At the bottom of the hill, my legs felt predictably dead from the downhill, but my main problem was still the cramping. At the aid station, I filled my bottle and was told Dennis had a 6 minute lead. I asked for salt, any salt, table salt, but none was to be had. So it goes. Initially, the run up the hill back to Ball Mt was quite poor. There is a long switchback where I was able to confirm Dennis' six minute advantage, but there seemed to be very little I could do about it. I just felt like I was surviving. Ah, the joys of mountain racing!
Shortly after the Ball Mt aid I walked a few short yards in order to hit my last gel and try to regroup and get my head back in the game. This loop around Ball is a bread and butter 2hr run for me during the week, so I was very familiar with the trail and things were actually going okay until I hit the downhill on the backside where it was the usual cramp-fest again. By time I had grunted my way up the final rolling (oh, what a euphemism) hills to the last aid station I was pretty out of it mentally. I would occasionally be chugging along, realizing that I wasn't actually running that hard, so I would launch into a more race-like effort but it would eventually tail off for whatever reason until I would realize again how slow I was going. I was seriously lacking focus and salt.
At the final aid I stopped and chugged two cups of water (my bottle was out) and then took off down the four mile hill to the finish. I struggled off and on again with cramps until the end, but in general I kind of finally got my shit together the last few miles and was able to run a solid 23min split to the finish.
This is the first race in a long while where I basically didn't meet any of my goals. I did improve my time from three years ago by about 45 seconds on a day where I was, physically, having a much worse day, but that's about the only positive I can take from the race. And, that 3:40 on that course is still a very very solid time. I think there is a pretty decent empirical/historical argument to be made that this course is about 15-20 minutes faster than Pikes Peak for the people who are running it in the four hour range. It's just that Dennis ran 3:32:30 and smoked me and the course record in the process. Duncan finished off a tough salt-handicapped day as well to round out the top three in 3:49:47.

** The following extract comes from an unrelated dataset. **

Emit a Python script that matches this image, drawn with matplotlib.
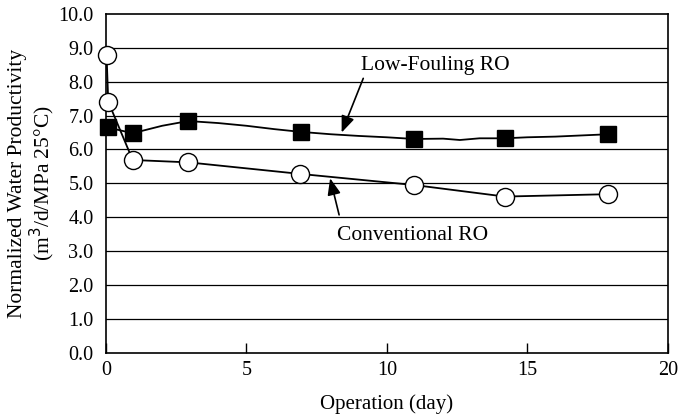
import matplotlib
matplotlib.use("Agg")
import matplotlib.pyplot as plt

# marker points (day, productivity)
low_days = [0.06, 0.95, 2.93, 6.93, 10.98, 14.2, 17.89]
low_vals = [6.65, 6.48, 6.84, 6.52, 6.31, 6.33, 6.45]

# the low-fouling trace has more readings than markers
low_line_days = [0.06, 0.95, 2.0, 2.93, 4.0, 5.0, 6.0, 6.93, 8.0, 9.0, 10.0, 10.98,
                 12.0, 12.6, 13.3, 14.2, 15.0, 16.0, 17.89]
low_line_vals = [6.65, 6.48, 6.70, 6.84, 6.78, 6.70, 6.60, 6.52, 6.45, 6.40, 6.36, 6.31,
                 6.32, 6.28, 6.33, 6.33, 6.36, 6.38, 6.45]

conv_days = [0.02, 0.08, 0.95, 2.93, 6.9, 10.98, 14.2, 17.89]
conv_vals = [8.79, 7.41, 5.69, 5.62, 5.28, 4.95, 4.61, 4.68]

x_ticks = [0, 5, 10, 15, 20]
y_ticks = [0, 1, 2, 3, 4, 5, 6, 7, 8, 9, 10]

plt.rcParams['font.family'] = ['Liberation Serif', 'DejaVu Serif']

fig = plt.figure(figsize=(6.83, 4.19), dpi=100)
ax = fig.add_axes([0.1552, 0.1582, 0.8224, 0.8084])

ax.set_xlim(0, 20)
ax.set_ylim(0, 10)
for y in y_ticks[1:-1]:
    ax.axhline(y, color='black', lw=0.9, zorder=1)

ax.plot(low_line_days, low_line_vals, color='black', lw=1.3, zorder=2)
ax.plot(low_days, low_vals, ls='none', marker='s', ms=11.5, mfc='black',
        mec='black', zorder=4, clip_on=False)
ax.plot(conv_days, conv_vals, color='black', lw=1.3, marker='o', ms=13,
        mfc='white', mec='black', mew=1.0, zorder=3, clip_on=False)

arrow = dict(arrowstyle='-|>,head_length=1.0,head_width=0.4', color='black',
             lw=1.2, shrinkA=0, shrinkB=0)
ax.annotate('', xy=(8.39, 6.5), xytext=(9.16, 8.1), arrowprops=arrow)
ax.text(11.72, 8.49, 'Low-Fouling RO', fontsize=15.5, ha='center', va='center')
ax.annotate('', xy=(7.98, 5.15), xytext=(8.3, 4.07), arrowprops=arrow)
ax.text(10.9, 3.47, 'Conventional RO', fontsize=15.5, ha='center', va='center')

ax.set_xticks(x_ticks)
ax.set_yticks(y_ticks)
ax.set_yticklabels([f"{v:.1f}" for v in y_ticks])
ax.tick_params(axis='x', direction='in', length=7, width=1, labelsize=14.5, pad=6)
ax.tick_params(axis='y', length=0, labelsize=14.5, pad=9)
for s in ax.spines.values():
    s.set_linewidth(1.2)

ax.set_xlabel('Operation (day)', fontsize=15, labelpad=10)
fig.text(32.5 / 683, 0.5624, 'Normalized Water Productivity\n(m$^3$/d/MPa 25°C)',
         fontsize=15.5, rotation=90, ha='center', va='center', linespacing=1.0)

fig.savefig('out.png', dpi=100)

Kyle and I have always maintained that on any given day he and I are extremely vulnerable to getting our asses handed to us at the 50K and below distances. This was a good example of that. However, the main reasons that happened to me today were completely my fault, and completely in my control: not more thoughtfully packaging my salt, and not tapering significantly (in reviewing this past week, I now see that the only thing I did differently than a standard week is that I didn't run big vertical on Thursday; I did still run 2hr, though). Simply put, I have more important goals later in the summer. A big hats off to Dennis, though, and he simply outran me, fair and square.
Afterwards, it was a blast to catch up with all the folks in the trail/ultra community, especially since I haven't raced in Colorado for so long. Notably, there was a very strong contingent of Team CRUD folks representing; these guys somehow make it fun to go charge up frigid, snowy Cheyenne Canyon at 5am on Thursday mornings during the winter.